Sunday, January 27, 2008

Hear The Music

I am not a poet, but occasionally some lines will pop into my head, so I write them down. That happened now and then when I was working at the hospital, and one day I realized I was writing one for a patient, “Bob”

He was an elderly black man with a large, loving family and his illness dragged over a number of years, the last two keeping him almost completely bedridden. He had congestive heart failure, chronic obstructive pulmonary disease (COPD) and diabetes.

One of the great joys in Bob’s life, besides his family, was music. He sang in his church choir, and one daughter said he sang around the house all the time. She could remember having song fests when she was young, and they would sing all the popular songs as well as church songs.

During Bob’s hospital stays we would sing whenever he felt up to it, and often our singing would draw other folks in the room for a chorus or two, including nurses.
To hear Bob sing “Precious Lord” was a tremendous blessing.

One time when I brought the young man from Rehab Day Services to sing with Bob, he cried. I can still see the smile that lit up Bob’s face, despite the tears, and he said, “That boy sings like an angel.”

Bob's delight in music touched my heart in a special way, and I finally realized one day that the snatches of poetry in my journal had been inspired by him. And I knew this poem was for him.

Sing the song of life,
Take it,
Embrace it,
Carry it deep in your heart
Where the melody reaches out
And plays to the rhythm of your soul.

Dance the song of life.
Feel it,
Rejoice in it,
Let it carry your soul
To the far reaches of the heavens
Where God dwells.

When the song is ending,
Don't despair.
As the final note draws near,
Take it,
Embrace it,
Rejoice in it,
For the song never really dies.

Friday, January 18, 2008

Spirituality Doesn't Always Happen in Church

One of the things I learned in my years of training as a chaplain was the difference between spirituality and religion. Most of us tend to believe that the two are the same thing, but they are not. They can be intertwined, and are for many people, but others have a strong spirituality without ever setting foot in a church.

There are the people who find great peace and contentment while sitting on the bank of a river or lake with a fishing pole in hand. My friend, Mr. Charles, knew that he was nurturing his spirituality as much at the lake as he was at home reading his Bible.

There are the farmers who work the land and can say that they never feel closer to God than when they are out at the break of dawn to see a spectacular sunrise. I can attest to that. Not that I’m such a great farmer, but every morning when I go outside I am overcome with awe and wonder at the beauty created for our enjoyment.

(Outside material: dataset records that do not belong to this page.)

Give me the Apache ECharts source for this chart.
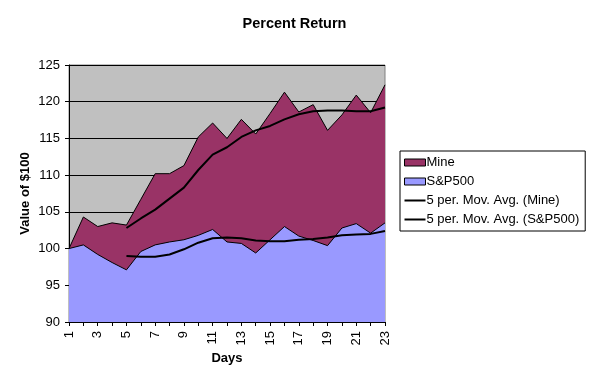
<!DOCTYPE html>
<html>
<head>
<meta charset="utf-8">
<script src="https://cdn.jsdelivr.net/npm/echarts@6/dist/echarts.min.js"></script>
<style>
html,body{margin:0;padding:0;background:#fff;}
#c{width:589px;height:383px;}
</style>
</head>
<body>
<div id="c"></div>
<script>
var days = ['1','2','3','4','5','6','7','8','9','10','11','12','13','14','15','16','17','18','19','20','21','22','23'];
var mine = [100, 104.3, 103.0, 103.5, 103.2, 106.7, 110.2, 110.2, 111.3, 115.2, 117.1, 115.0, 117.6, 115.6, 118.4, 121.3, 118.6, 119.6, 116.1, 118.2, 120.9, 118.5, 122.3];
var sp500 = [100, 100.5, 99.2, 98.1, 97.1, 99.6, 100.5, 100.9, 101.2, 101.8, 102.6, 100.9, 100.7, 99.4, 101.2, 103.0, 101.7, 101.1, 100.4, 102.8, 103.4, 102.1, 103.5];
var maMine = ['-', '-', '-', '-', 102.8, 104.1, 105.3, 106.8, 108.3, 110.7, 112.8, 113.8, 115.2, 116.1, 116.7, 117.6, 118.3, 118.7, 118.8, 118.8, 118.7, 118.7, 119.2];
var maSP = ['-', '-', '-', '-', 99.0, 98.9, 98.9, 99.2, 99.9, 100.8, 101.4, 101.5, 101.4, 101.1, 101.0, 101.0, 101.2, 101.3, 101.5, 101.8, 101.9, 102.0, 102.4];
var yTicks = [90, 95, 100, 105, 110, 115, 120, 125];

var chart = echarts.init(document.getElementById('c'), null, {renderer: 'canvas'});
var font = 'Liberation Sans, Arial, sans-serif';
var lineIcon = 'path://M0,0 L21,0 L21,2 L0,2 Z';
chart.setOption({
  animation: false,
  backgroundColor: '#ffffff',
  title: {
    text: 'Percent Return',
    left: 'center',
    top: 11,
    textStyle: {fontFamily: font, fontSize: 14.5, fontWeight: 'bold', color: '#000'}
  },
  legend: {
    orient: 'vertical',
    left: 400,
    top: 151,
    padding: [4, 6, 4, 4],
    itemGap: 4,
    itemWidth: 21,
    itemHeight: 7,
    symbolKeepAspect: true,
    backgroundColor: '#ffffff',
    borderColor: '#000000',
    borderWidth: 1,
    textStyle: {fontFamily: font, fontSize: 13, lineHeight: 15, color: '#000', padding: [0, 0, 0, -4]},
    data: [
      {name: 'Mine', icon: 'rect', itemStyle: {color: '#993366', borderColor: '#000', borderWidth: 1}},
      {name: 'S&P500', icon: 'rect', itemStyle: {color: '#9999ff', borderColor: '#000', borderWidth: 1}},
      {name: '5 per. Mov. Avg. (Mine)', icon: lineIcon, itemStyle: {color: '#000', borderWidth: 0}},
      {name: '5 per. Mov. Avg. (S&P500)', icon: lineIcon, itemStyle: {color: '#000', borderWidth: 0}}
    ]
  },
  grid: {
    left: 69, right: 204, top: 65, bottom: 61,
    show: true,
    backgroundColor: '#c0c0c0',
    borderColor: '#808080',
    borderWidth: 1
  },
  xAxis: {
    type: 'category',
    data: days,
    boundaryGap: false,
    name: 'Days',
    nameLocation: 'middle',
    nameGap: 30,
    nameMoveOverlap: false,
    nameTextStyle: {fontFamily: font, fontSize: 13, fontWeight: 'bold', color: '#000'},
    axisLine: {lineStyle: {color: '#000', width: 1}},
    axisTick: {show: true, interval: 0, length: 4, lineStyle: {color: '#000'}},
    axisLabel: {interval: 1, rotate: 90, margin: 9, fontFamily: font, fontSize: 13, color: '#000'},
    splitLine: {show: false}
  },
  yAxis: {
    type: 'value',
    min: 90,
    max: 125,
    interval: 5,
    name: 'Value of $100',
    nameLocation: 'middle',
    nameGap: 37,
    nameMoveOverlap: false,
    nameTextStyle: {fontFamily: font, fontSize: 13, fontWeight: 'bold', color: '#000'},
    axisLine: {show: true, lineStyle: {color: '#000', width: 1}},
    axisTick: {show: true, length: 4, lineStyle: {color: '#000'}},
    axisLabel: {margin: 9, fontFamily: font, fontSize: 13, color: '#000',
      formatter: function (v) { return yTicks.indexOf(v) >= 0 ? String(v) : ''; }},
    splitLine: {show: true, lineStyle: {color: '#000', width: 1}}
  },
  series: [
    {
      name: 'Mine', type: 'line', data: mine, symbol: 'none', z: 2,
      itemStyle: {color: '#993366'},
      lineStyle: {color: '#000', width: 1},
      areaStyle: {color: '#993366', opacity: 1, origin: 'start'}
    },
    {
      name: 'S&P500', type: 'line', data: sp500, symbol: 'none', z: 3,
      itemStyle: {color: '#9999ff'},
      lineStyle: {color: '#000', width: 1},
      areaStyle: {color: '#9999ff', opacity: 1, origin: 'start'}
    },
    {
      name: '5 per. Mov. Avg. (Mine)', type: 'line', data: maMine, symbol: 'none', z: 4,
      itemStyle: {color: '#000'},
      lineStyle: {color: '#000', width: 2}
    },
    {
      name: '5 per. Mov. Avg. (S&P500)', type: 'line', data: maSP, symbol: 'none', z: 4,
      itemStyle: {color: '#000'},
      lineStyle: {color: '#000', width: 2}
    }
  ]
});
</script>
</body>
</html>
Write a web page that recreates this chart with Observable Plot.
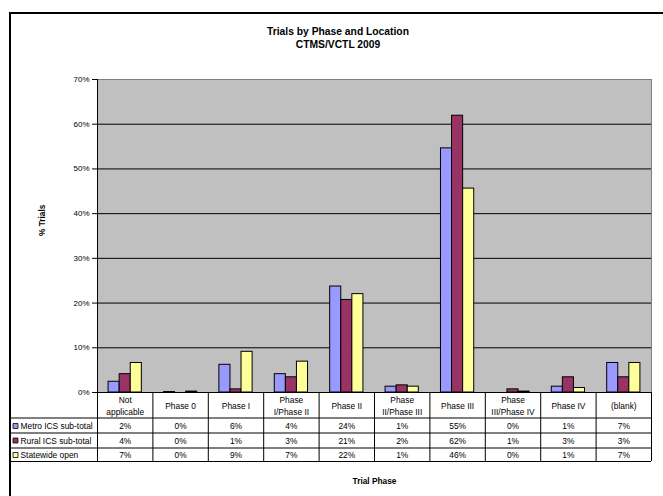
<!DOCTYPE html>
<html>
<head>
<meta charset="utf-8">
<script src="https://cdn.jsdelivr.net/npm/d3@7"></script>
<script src="https://cdn.jsdelivr.net/npm/@observablehq/plot@0.6"></script>
<style>
  html, body { margin: 0; padding: 0; background: #fff; }
  #page { position: relative; width: 663px; height: 496px; overflow: hidden; font-family: "Liberation Sans", Arial, sans-serif; }
  #box { position: absolute; left: 9px; top: 12px; width: 700px; height: 600px; border-left: 2px solid #000; border-top: 2px solid #000; }
  #chart { position: absolute; left: 0; top: 0; }
  #title { position: absolute; left: 238px; width: 200px; top: 25px; text-align: center; font-weight: bold; font-size: 10.3px; line-height: 13.3px; color: #000; }
</style>
</head>
<body>
<div id="page">
  <div id="box"></div>
  <div id="chart"></div>
  <div id="title">Trials by Phase and Location<br>CTMS/VCTL 2009</div>
</div>
<script>
// Trial phases (row headers of the data table; "\n" marks a wrapped label)
const phases = [
  "Not\napplicable", "Phase 0", "Phase I", "Phase\nI/Phase II", "Phase II",
  "Phase\nII/Phase III", "Phase III", "Phase\nIII/Phase IV", "Phase IV", "(blank)"
];

// Series names and colours
const seriesNames = ["Metro ICS sub-total", "Rural ICS sub-total", "Statewide open"];
const seriesColors = ["#9999ff", "#993366", "#ffff99"];

// Share of trials per phase (fraction of 1)
const metro     = [0.024, 0.001, 0.062, 0.041, 0.237, 0.013, 0.546, 0.000, 0.013, 0.066];
const rural     = [0.041, 0.000, 0.007, 0.034, 0.207, 0.016, 0.619, 0.007, 0.034, 0.034];
const statewide = [0.066, 0.002, 0.091, 0.069, 0.220, 0.013, 0.456, 0.002, 0.010, 0.066];

const yTicks = [0, 0.1, 0.2, 0.3, 0.4, 0.5, 0.6, 0.7];
const gridLines = [0.1, 0.2, 0.3, 0.4, 0.5, 0.6];

const seriesValues = [metro, rural, statewide];
const rows = phases.flatMap((phase, i) =>
  seriesNames.map((series, k) => ({i, k, phase, series, value: seriesValues[k][i]}))
);

const pct = d3.format(".0%");
const barW = 0.2;                 // bar width in category units
const groupStart = 0.2;           // first bar's left edge within a category
const rowDy = [34, 48.5, 63];     // data-table row text offsets below the axis
const rowLineDy = [25.5, 40.5, 55.5, 69];
const tableFont = 8.4;

const marks = [
  Plot.frame({fill: "#c0c0c0"}),
  Plot.ruleY(gridLines, {stroke: "#000", strokeWidth: 1}),
  Plot.frame({stroke: "#808080"}),
  Plot.rect(rows, {
    x1: d => d.i + groupStart + d.k * barW,
    x2: d => d.i + groupStart + (d.k + 1) * barW,
    y1: 0,
    y2: "value",
    fill: "series",
    stroke: "#000",
    strokeWidth: 1
  }),
  Plot.ruleX([0], {stroke: "#000"}),
  Plot.ruleY([0], {stroke: "#000"}),

  // data table: header labels
  Plot.text(phases, {
    x: (d, i) => i + 0.5, y: 0, dy: 12.8,
    lineAnchor: "middle", lineHeight: 1.36, fontSize: tableFont, fill: "#000"
  }),
  // data table: grid
  ...rowLineDy.map(dy => Plot.ruleY([0], {dy, insetLeft: -87, stroke: "#000"})),
  Plot.ruleX(d3.range(phases.length + 1), {y1: 0, y2: 0, insetBottom: -69, stroke: "#000"}),
  // data table: values per series
  ...seriesNames.map((s, k) => Plot.text(rows.filter(d => d.k === k), {
    x: d => d.i + 0.5, y: 0, dy: rowDy[k],
    text: d => pct(d.value), lineAnchor: "middle", fontSize: tableFont, fill: "#000"
  })),
  // data table: legend keys and series names
  ...seriesNames.map((s, k) => Plot.dot([s], {
    x: 0, y: 0, dx: -82, dy: rowDy[k] - 0.5,
    symbol: "square", r: 2.8, fill: d => d, stroke: "#000", strokeWidth: 0.8
  })),
  ...seriesNames.map((s, k) => Plot.text([s], {
    x: 0, y: 0, dx: -77, dy: rowDy[k], textAnchor: "start",
    lineAnchor: "middle", fontSize: tableFont, fill: "#000"
  })),

  // axis titles
  Plot.text(["% Trials"], {
    frameAnchor: "left", dx: -55, rotate: -90,
    fontWeight: "bold", fontSize: 8.3, fill: "#000"
  }),
  Plot.text(["Trial Phase"], {
    frameAnchor: "bottom", dy: 91,
    fontWeight: "bold", fontSize: 8.3, fill: "#000"
  })
];

const chart = Plot.plot({
  width: 663,
  height: 496,
  marginLeft: 97,
  marginRight: 12,
  marginTop: 79,
  marginBottom: 104,
  style: {fontFamily: "'Liberation Sans', Arial, sans-serif", fontSize: "8px", background: "transparent", color: "#000"},
  x: {domain: [0, phases.length], axis: null},
  y: {domain: [0, 0.7], ticks: yTicks, tickFormat: ".0%", tickSize: 5, tickPadding: 3, label: null},
  color: {domain: seriesNames, range: seriesColors},
  marks
});

document.getElementById("chart").appendChild(chart);
</script>
</body>
</html>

We humans have something that separates us from the rest of the animals. Some people think of it as a soul, others refer to it as a “spirit center.” Whatever we do in our lives that make us feel whole and worthwhile is somehow connected to that spirit center. And this need to feel whole and worthwhile is as vital to our well-being as food and water and the air we breathe.

In my years of working at the hospital, I met many people who found religious practice to be the best way to feed their spirits, but I also met a number of folks who were relieved to find out that God would not strike them down for not going to church. I did, however, encourage them to nurture their spirituality in some way, whether it be through music, art, nature, or relationships with people. And to recognize that through that they were connecting with some power outside themselves, whether they called it God or not.

Friday, January 4, 2008

No Regrets

As I was clearing brush from my back pasture today, I reflected on how I almost didn’t follow my dream of having acreage and playing farmer.

When my husband and I were preparing to move back to Texas after our stint in Nebraska, we knew it would probably be our last move and we wanted to make sure it would be a home that we would be happy in the rest of our lives. For my husband, that didn’t mean much beyond a large master bedroom and a walk-in shower. Other than that, he didn’t care.

On the other hand, I cared a lot. I wanted a house with a large, country kitchen, some character, and a nice room for my office. And in my heart of hearts, I wanted to live in the country and have a few acres where I might be able to have a horse. But I wasn’t even sure if I should attempt to have that because my husband’s health is not good and I thought we should settle for a nice house in a small town.

When I told one of the chaplains I worked with what I was considering versus what I really wanted, she asked me why I was settling. She reminded me what regrets do to us, especially as we near the end of life, and asked if that is really what I wanted to do to myself. So what if I only got to live my dream for a few years before circumstances forced us to move again? At least I would have the dream for a little while and would not end up on my death bed playing "what if."

Buoyed with her advice, I told my husband that I was going to look at acreage the next time we went house-hunting in Texas. I thought he might object, but bless his heart, he didn’t. Of course, he had picked all the homes we’d lived in previously and had told me this pick was mine, so he really couldn't object.

We found our perfect house, well, maybe not perfect, but close to it, and have close to five acres. We also have a horse, two goats, two dogs, and three cats. Sometimes more cats depending on strays that wander down for a snack.

So this afternoon as I worked and marveled at the peace and beauty of our little place, I thanked God for the wisdom of my friend, for the graciousness of my husband, and for the blessings of “Grandma’s Ranch.”

And if death comes knocking soon, I will have no regrets.